Hier ein längeres Zitat aus dem Artikel Decoding Daesh: Why is the new name for ISIS so hard to understand? der Linguisten-Charity Free Word Centre aus London, der im Detail erklärt, was „Daesh“ (eigentlich „D.A.E.SH“) tatsächlich bedeutet:

So what does Daesh really mean? Well, D.A.E.SH is a transliteration of the Arabic acronym formed of the same words that make up I.S.I.S in English: 'Islamic State in Iraq and Syria', or 'لدولة الإسلامية في العراق والشام' ('al-dowla al-islaamiyya fii-il-i’raaq wa-ash-shaam'). That’s the full name chosen by the organisation, and – when used in full – it’s definitely how they want to be referred to. In Arabic, just like in English, that phrase consists of six words, four of which make it into the acronym (‘in’ and ‘and’ are omitted) : 'دولة dowla' (state) + 'إسلامية islaamiyya' (Islamic) + 'عراق i’raaq' (Iraq) + 'شام shaam'. That last word, 'shaam', is variously used in Arabic to denote Damascus (in Syrian dialect) ‘Greater Syria’ / the Levant, or Syria – hence the US-preferred acronym ISIL, with the L standing for Levant. In Arabic there is a single letter for the sound 'sh', hence our transliteration of the acronym having five letters, not four. And the vowel which begins the word 'islaamiyya' becomes an 'a' sound when differently positioned in a word, hence the acronym being pronounced 'da’ish' when written in Arabic, and the 'a' coming over into our transliteration of the acronym. Of course the amazing Arabic letter 'ع' which begins the word for 'Iraq' is unpronounceable to an anglophone, and can’t be written in Latin letters, hence the use of an 'e' (or occasionally an ’e) in the transliteration.
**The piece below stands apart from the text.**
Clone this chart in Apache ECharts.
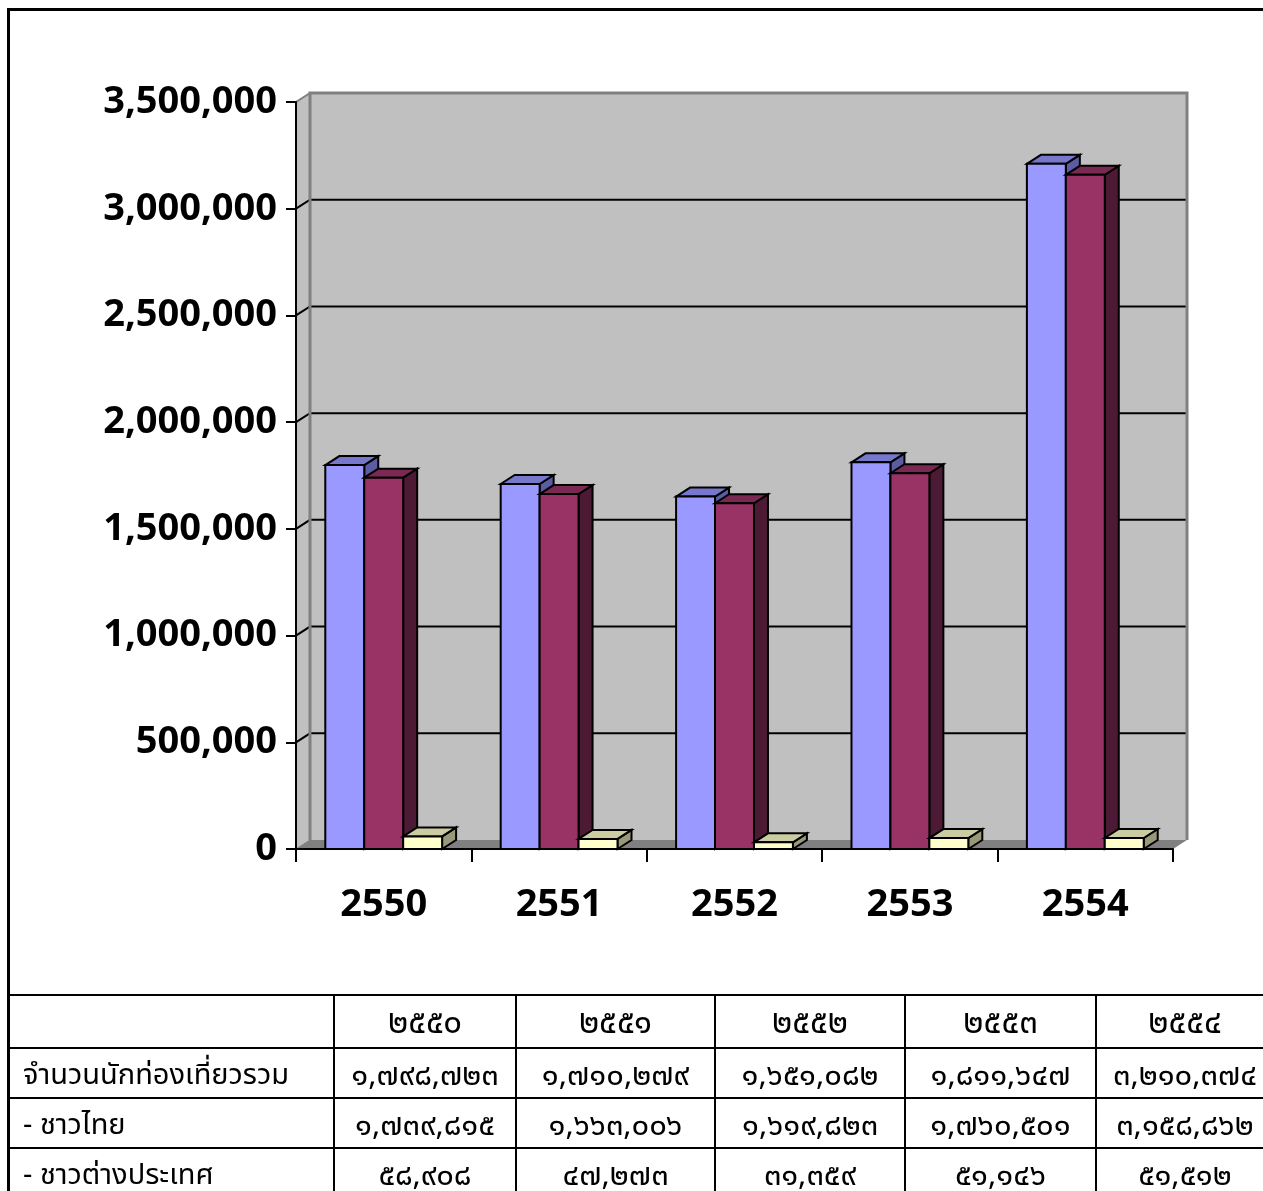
<!DOCTYPE html>
<html>
<head>
<meta charset="utf-8">
<script src="https://cdn.jsdelivr.net/npm/echarts@6/dist/echarts.min.js"></script>
<style>
  html, body { margin:0; padding:0; width:1263px; height:1191px; overflow:hidden; background:#fff; }
  #chart { position:absolute; left:0; top:0; width:1263px; height:990px; }
  #frame { position:absolute; left:7px; top:8px; width:1400px; height:1400px; border-left:3px solid #000; border-top:3px solid #000; pointer-events:none; }
  #tbl { position:absolute; left:7px; top:994px; border-collapse:collapse; table-layout:fixed; width:1266px;
         font-family:"Noto Sans Thai","Noto Sans","DejaVu Sans",sans-serif; font-size:31px; color:#000; }
  #tbl td { border:2px solid #000; padding:5px 0 0 0; text-align:center; vertical-align:middle; white-space:nowrap; overflow:hidden; line-height:1; }
  #tbl tr.hd td { font-size:33px; padding-top:4px; }
  #tbl td.lab { text-align:left; padding-left:14px; font-size:29px; }
</style>
</head>
<body>
<div id="chart"></div>
<div id="frame"></div>
<table id="tbl"></table>
<script>
// ---------------- data ----------------
const years = ['2550', '2551', '2552', '2553', '2554'];
const totalVisitors   = [1798723, 1710279, 1651082, 1811647, 3210374];
const thaiVisitors    = [1739815, 1663006, 1619823, 1760501, 3158862];
const foreignVisitors = [58908, 47273, 31359, 51146, 51512];
const rowLabels = ['จำนวนนักท่องเที่ยวรวม', '- ชาวไทย', '- ชาวต่างประเทศ'];
const yTickValues = [0, 500000, 1000000, 1500000, 2000000, 2500000, 3000000, 3500000];

// ---------------- styles ----------------
const DX = 14, DY = 9;
const BAR_FRAC = 0.222;
const Y_MAX = 3500000;
const seriesColors = [
  { front: '#9999FF', top: '#7777CC', side: '#5C5CA3' },
  { front: '#993366', top: '#7A2952', side: '#4D1A36' },
  { front: '#FFFFCC', top: '#CCCCA3', side: '#99997A' }
];

function renderWalls(params, api) {
  const cs = params.coordSys;
  const v = api.value(1);
  const y = api.coord([0, v])[1];
  const left = cs.x, right = cs.x + cs.width, top = cs.y, bottom = cs.y + cs.height;
  const ch = [];
  if (params.dataIndex === 0) {
    ch.push({ type: 'rect', shape: { x: left + DX, y: top - DY, width: cs.width, height: cs.height }, style: { fill: '#C0C0C0' } });
    ch.push({ type: 'polygon', shape: { points: [[left, bottom], [left, top], [left + DX, top - DY], [left + DX, bottom - DY]] },
              style: { fill: '#C0C0C0', stroke: '#808080', lineWidth: 1 } });
    ch.push({ type: 'polygon', shape: { points: [[left, bottom], [left + DX, bottom - DY], [right + DX, bottom - DY], [right, bottom]] },
              style: { fill: '#808080' } });
  } else if (v < Y_MAX) {
    ch.push({ type: 'polyline', shape: { points: [[left, y], [left + DX, y - DY], [right + DX, y - DY]] },
              style: { stroke: '#000', lineWidth: 2, fill: null } });
  } else {
    ch.push({ type: 'polyline', shape: { points: [[left + DX, bottom - DY], [left + DX, top - DY], [right + DX, top - DY], [right + DX, bottom - DY]] },
              style: { stroke: '#808080', lineWidth: 3, fill: null } });
    ch.push({ type: 'line', shape: { x1: left, y1: top, x2: left + DX, y2: top - DY },
              style: { stroke: '#808080', lineWidth: 2 } });
  }
  return { type: 'group', children: ch };
}

function makeBarRender(si) {
  const c = seriesColors[si];
  return function (params, api) {
    const idx = api.value(0), val = api.value(1);
    const base = api.coord([idx, 0]);
    const tp = api.coord([idx, val]);
    const band = api.size([1, 0])[0];
    const bw = band * BAR_FRAC;
    const x0 = base[0] - 1.5 * bw + si * bw;
    const yt = tp[1], yb = base[1];
    const st = { stroke: '#000', lineWidth: 2, lineJoin: 'miter' };
    return {
      type: 'group',
      children: [
        { type: 'polygon', shape: { points: [[x0 + bw, yt], [x0 + bw + DX, yt - DY], [x0 + bw + DX, yb - DY], [x0 + bw, yb]] },
          style: Object.assign({ fill: c.side }, st) },
        { type: 'polygon', shape: { points: [[x0, yt], [x0 + DX, yt - DY], [x0 + bw + DX, yt - DY], [x0 + bw, yt]] },
          style: Object.assign({ fill: c.top }, st) },
        { type: 'rect', shape: { x: x0, y: yt, width: bw, height: yb - yt },
          style: Object.assign({ fill: c.front }, st) }
      ]
    };
  };
}

const seriesData = [totalVisitors, thaiVisitors, foreignVisitors];
const fontFam = '"Open Sans", "Liberation Sans", sans-serif';

const chart = echarts.init(document.getElementById('chart'), null, { renderer: 'canvas' });
chart.setOption({
  animation: false,
  grid: { left: 296, top: 102, width: 877, height: 747, containLabel: false },
  xAxis: {
    type: 'category', data: years, boundaryGap: true, z: 10,
    axisLine: { show: true, lineStyle: { color: '#000', width: 2 } },
    axisTick: { show: true, length: 13, lineStyle: { color: '#000', width: 2 } },
    axisLabel: { color: '#000', fontFamily: fontFam, fontWeight: 'bold', fontSize: 38, margin: 37 },
    splitLine: { show: false }
  },
  yAxis: {
    type: 'value', min: 0, max: Y_MAX, interval: 500000, z: 10,
    axisLine: { show: true, lineStyle: { color: '#000', width: 2 } },
    axisTick: { show: true, length: 10, lineStyle: { color: '#000', width: 2 } },
    axisLabel: { color: '#000', fontFamily: fontFam, fontWeight: 'bold', fontSize: 38, margin: 19,
                 formatter: v => v.toLocaleString('en-US') },
    splitLine: { show: false }
  },
  series: [
    { type: 'custom', z: 1, renderItem: renderWalls, encode: { x: 0, y: 1 }, silent: true,
      data: yTickValues.map(v => [0, v]) }
  ].concat(seriesData.map((arr, si) => ({
    type: 'custom', z: 2 + si, renderItem: makeBarRender(si), encode: { x: 0, y: 1 },
    data: arr.map((v, i) => [i, v])
  })))
});

// ---------------- table ----------------
const thaiDigits = '๐๑๒๓๔๕๖๗๘๙';
function toThai(s) { return String(s).replace(/[0-9]/g, d => thaiDigits[+d]); }
const colWidths = [326, 182, 199, 190, 191, 178];
const rowHeights = [53, 50, 50, 50];
const tbl = document.getElementById('tbl');
let html = '<colgroup>' + colWidths.map(w => '<col style="width:' + w + 'px">').join('') + '</colgroup>';
html += '<tr class="hd" style="height:' + rowHeights[0] + 'px"><td class="lab"></td>' + years.map(y => '<td>' + toThai(y) + '</td>').join('') + '</tr>';
seriesData.forEach((arr, r) => {
  html += '<tr style="height:' + rowHeights[r + 1] + 'px"><td class="lab">' + rowLabels[r] + '</td>' +
          arr.map(v => '<td>' + toThai(v.toLocaleString('en-US')) + '</td>').join('') + '</tr>';
});
tbl.innerHTML = html;
</script>
</body>
</html>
Still with me? Nothing mysterious there – or nothing that anyone who speaks Arabic wouldn’t be able to explain. It’s not a previously existing word in its own right. It does indeed now mean ‘tyrannical, despotic, murdering fundamentalists who claim to be Islamic and claim to be a state’ but only as a result of how it sounds (more on that in a minute) and as a result of the associations that quickly attach to a neologism, in the same way that they have attached to the word ISIS. So it’s not based on any previous – or mysterious, or quasi-mystical Eastern – meaning.

And so if the word is basically 'ISIS', but in Arabic, why are the people it describes in such a fury about it? Because they hear it, quite rightly, as a challenge to their legitimacy: a dismissal of their aspirations to define Islamic practice, to be 'a state for all Muslims’ and – crucially – as a refusal to acknowledge and address them as such. They want to be addressed as exactly what they claim to be, by people so in awe of them that they use the pompous, long and delusional name created by the group, not some funny-sounding made-up word. And here is the very simple key point that has been overlooked in all the anglophone press coverage I’ve seen: in Arabic, acronyms are not anything like as widely used as they are in English, and so arabophones are not as used to hearing them as anglophones are. Thus, the creation and use of a title that stands out as a nonsense neologism for an organisation like this one is inherently funny, disrespectful, and ultimately threatening of the organisation’s status.